For now, the first stop in the Darien for most migrants leaving Acandi is Les Tekas, a camp built in a cleared teak grove where guards watch over a field that fills with tents at night. Vendors sell food and WiFi codes to access satellite internet. Migrants are typically charged $15 to sleep on the ground. In exchange, they have a place to stay with relative safety. After they depart, crews clear and burn garbage, clearing the field for the next arrivals.
It’s part of a broader effort by Mr. Pestana and those around him to commercialize the trail. While The Globe was speaking with him, a man walked up with long boards strapped to his back. They were freshly-painted signs, made for installation on the trail to mark stops such as rest stations – and to rebrand the journey into what he calls “a very nice path where they can express feelings of happiness.”

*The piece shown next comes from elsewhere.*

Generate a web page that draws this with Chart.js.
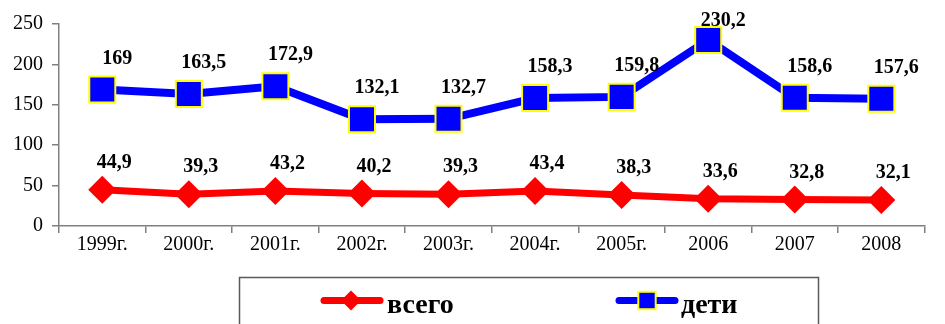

One sign in English welcomed travellers to the “Ecological Trail.” Previous signwork has hammered words of encouragement to jungle trees, in both English and Spanish. “The secret of success is respect and teamwork,” says one.
An inspirational sign is posted on the Darien Gap path.
Those working with Mr. Pestana offer another secret to success: cash. For $20 or $30, men will carry backpacks or children for sections of the trek.
“The migrants are kind of a blessing, because our economy has gone up,” he said. “We have motorcycle taxis, business people, transport people, guides – everyone is eating off this. We are happy,” he said.
It is very different for the most penniless. Local authorities told The Globe they had received reports of migrants without money agreeing to carry several kilograms of cocaine as a form of payment.
For most, too, the rigours of the trail are heightened by the inadequacy of their equipment. Children in shoes made of artificial leather struggle against the current of rivers. Parents in canvas footwear slip on mud churned to a wet slurry by thousands of feet. Next to one stretch of river, someone has left behind a muddied pair of purple flats, with furry straps and toes decorated with bow ties. The river is called Rio Muerto, or Dead River.
Local authorities indicate the name is apt. About 60 female migrants have been raped, says Wilfredo Menco, the personero in Necocli. “A lot of them lose their lives,” he said.
But if there is death on the trail, there is also death at home. The July assassination of Haiti’s president, Jovenel Moïse, underscored for many the universality of the country’s dangers. When it comes to threats to safety, “it doesn’t matter what your social class is,” said Ysma, who gives only her first name.
So she and others march onward, toward countries that may expel them and through places that might kill them. At Les Tekas on a recent day, Rolio Ariste lay on the ground in a field emptied of people. Hours after other migrants had left, he remained, nursing an injury that sent pain shooting through his rib cage whenever he breathed. Weakened and with little money remaining, he could do little but place his faith in divine blessing.
“I hope the same God who accompanies me everywhere can take me to a good life,” he said. “That is my hope.”
'The greatest successes are reserved for those who embrace greater challenges,' reads one of the signs along the route to Panama.